La dette extérieure continue d’être un poids accablant. Au Brésil, elle s’élève à 55% du produit intérieur brut (PIB). En Argentine, peu après l’échange (« canje  ») des bons de la dette externe, elle continue à représenter 80% du PIB, même si termes et intérêts sont désormais davantage gérables. L’Uruguay, avec un appareil productif beaucoup plus faible et un étroit marché intérieur possède une dette qui représente 110% du PIB. Si pour le Brésil - la dixième puissance industrielle mondiale et la principale réserve de biodiversité - la dette est une corde autour du cou, comment l’évaluer dans le cas uruguayen ? Comment affronter un processus de changements quand le paiement des intérêts de la dette engloutira en 2005 le quart du produit intérieur brut ?
Pays productif
Durant la Seconde Guerre mondiale, l’Uruguay et d’autres pays de la région ont trouvé des formes de développement relativement endogènes et autocentrées [1], promouvant la croissance industrielle pour alimenter des marchés intérieurs naissants. La crise mondiale de 1929 et la guerre créèrent les conditions du décollage. Ce ne fut pourtant pas un processus naturel, mais truffé de contradictions, qui, dans toute la région et en Uruguay même, inclurent des coups d’Etat avec leurs séquelles de répression et d’autoritarisme.

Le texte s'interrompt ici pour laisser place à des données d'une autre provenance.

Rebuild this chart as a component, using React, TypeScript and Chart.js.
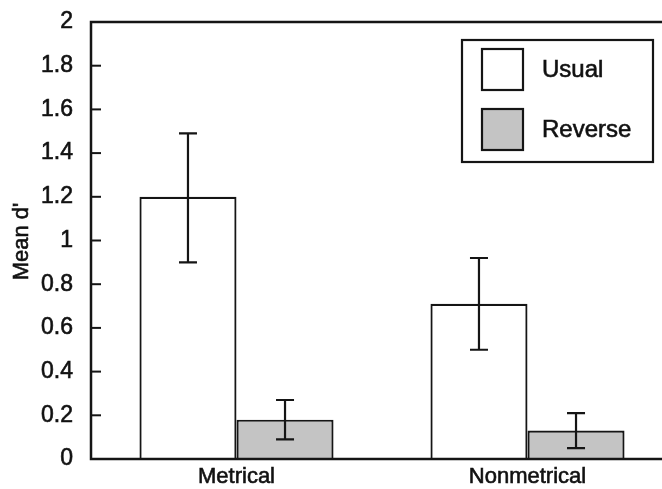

La décennie des années 30 vit une crise de la dette extérieure, à tel point que quatorze pays latino-américains cessèrent de payer tout ou partie de leur dette, dont l’Uruguay. « La majorité des pays qui le firent connurent une réactivation économique dans les années 30, malgré la suspension des crédits extérieurs  », signale Eric Toussaint [2].
En Uruguay, la crise de 1929 provoqua le premier coup d’Etat du siècle, en 1933, avec lequel commença un processus soutenu de croissance industrielle jusqu’au milieu des années 1950. Le secteur le plus dynamique de l’économie cessa d’être celui de l’élevage, principal exportateur, pour devenir celui de l’industrie, en particulier le secteur qui alimentait le marché intérieur : textile, papeterie, métallurgie, production énergétique. L’Etat joua un rôle décisif en promouvant la protection de la production industrielle, vers laquelle affluaient les capitaux excédentaires de l’élevage. En quelques années se forma une nouvelle classe ouvrière dont le contingent fut multiplié par quatre en vingt ans, concentrée autour de la capitale, Montevideo.
Sur la base de ce décollage de l’industrie orientée vers le marché intérieur, se dessina une nouvelle carte politique et sociale autour de l’alliance entre l’Etat, les industriels et les ouvriers qui donna le jour à la version criolla [3] de l’état providence, qui comprenait trois aspects centraux : développement économique, souveraineté nationale et citoyenneté, en particulier le droit de vote et les droits politiques.
La capacité d’entraînement de ce modèle attira vers Montevideo de grands contingents de travailleurs ruraux pauvres qui, en s’installant dans la capitale, commençaient un cycle d’ascension sociale à travers l’emploi précaire (les hommes dans le bâtiment, les femmes dans le service domestique), pour bientôt passer à l’emploi fixe avec de pleins droits sociaux. L’Etat représentait le principal employeur, puisque ses entreprises (électricité, téléphone, pétrole, eau, et autres) étaient les plus importantes du pays. L’éducation complétait le cadre de cette possible, et réelle, ascension sociale.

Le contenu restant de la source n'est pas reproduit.